Mundo "ignorou avisos" sobre liberdade de imprensa em Bissau
18 de agosto de 2025Os jornalistas guineenses estão incrédulos após, na semana passada, o Governo da Guiné-Bissau ter decidido expulsar do país jornalistas da RTP, RDP e da Agência Lusa.
O Sindicato dos Jornalistas e Técnicos da Comunicação Social (Sinjotecs) condena a decisão das autoridades nacionais.
"Não podemos ter outra posição senão condenar este facto com toda a veemência", afirma Indira Baldé, jornalista da RTP e presidente do Sinjotecs, em entrevista à DW África.
A líder sindical sublinha que não faltaram alertas sobre as ameaças à jornalistas da RTP, RDP e da Agência Lusa. na Guiné-Bissau - avisos que, segundo Indira Baldé, foram ignorados pela comunidade internacional.
DW África: A expulsão da RTP e Lusa já era previsível, considerando o histórico de ameaças a jornalistas da Guiné-Bissau?
Indira Baldé (IB): Para mim, enquanto jornalista e líder sindical, esta decisão não foi surpreendente. Os factos já registados demonstravam que, mais cedo ou mais tarde, chegaríamos a este ponto. Os jornalistas têm sido sistematicamente atingidos durante reportagens de diversas situações. Vimos colegas sendo insultados publicamente, impedidos de exercer o seu trabalho. Tudo começou com a colega Fátima Tchumá Camará, que foi impedida de entrar na Presidência para realizar uma reportagem. Depois, recebi recados, fui expulsa de uma reportagem de atos do Governo. São factos concretos. Vimos [depois] as emissões da RTP e da RDP África serem suspensas na Guiné-Bissau.
Todos esses acontecimentos, registados ao longo do tempo, foram sinais claros de que, um dia, chegaríamos a este ponto. Para mim, não é surpresa.
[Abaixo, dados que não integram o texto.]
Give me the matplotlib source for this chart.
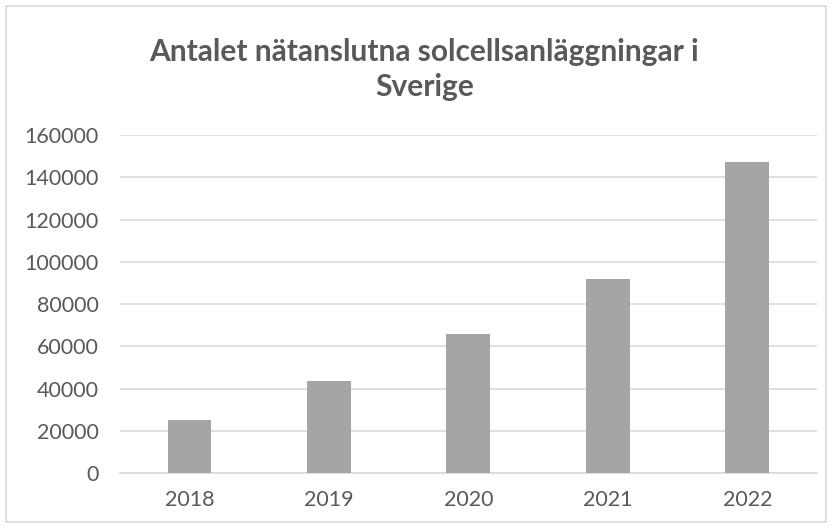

DW África: Mas também não lhe surpreende o facto de, perante todas essas situações, incluindo a suspensão das emissões da RTP e da RDP, imperar o silêncio por parte das autoridades portuguesas?
IB: Da última vez, fomos informados de que o caso estava a ser tratado a nível diplomático entre os dois Estados. Entretanto, surgiu mais um episódio, que também está a ser tratado diplomaticamente entre Portugal e Guiné-Bissau. Estamos, portanto, a aguardar o que poderá resultar dessas negociações ou encontros entre os governos dos dois países.
DW África: Enquanto líder sindical, como reage a essa situação, especialmente ao risco de funcionários desses órgãos ficarem desempregados?
IB: A reação do sindicato é de condenação. Não podemos ter outra posição senão condenar este facto com toda a veemência.
O que vemos agora é que nem o Estado da Guiné-Bissau reconhece o risco que está a impor aos guineenses, pois na RTP África trabalham jornalistas e técnicos guineenses, não estrangeiros. A Agência Lusa também tem guineenses a trabalhar, assim como a RDP. Acreditamos que tanto a RTP, como a RDP e a Lusa estão a tratar da situação e que os postos de trabalho serão preservados.
DW África: Diante desta situação, podemos afirmar que está cada vez mais difícil falar de liberdade de imprensa e de expressão na Guiné-Bissau?
IB: Ao longo do tempo, temos feito denúncias sobre várias situações, mas não fomos ouvidos. Alertámos a sociedade guineense e a comunidade internacional sobre as ameaças à liberdade de imprensa.
Fizemos denúncias, pedimos a intervenção de várias entidades, inclusive do Presidente português, [Marcelo Rebelo de Sousa], na altura em que o Presidente guineense,[Umaro Sissoco Embaló], acusou a imprensa de ser da oposição e de não dizer a verdade. Não houve resposta, e hoje estamos nesta situação. Isso mostra que as nossas denúncias não eram infundadas, não eram apenas por denunciar.
Havia, de facto, situações que deveriam ter sido acauteladas. Infelizmente.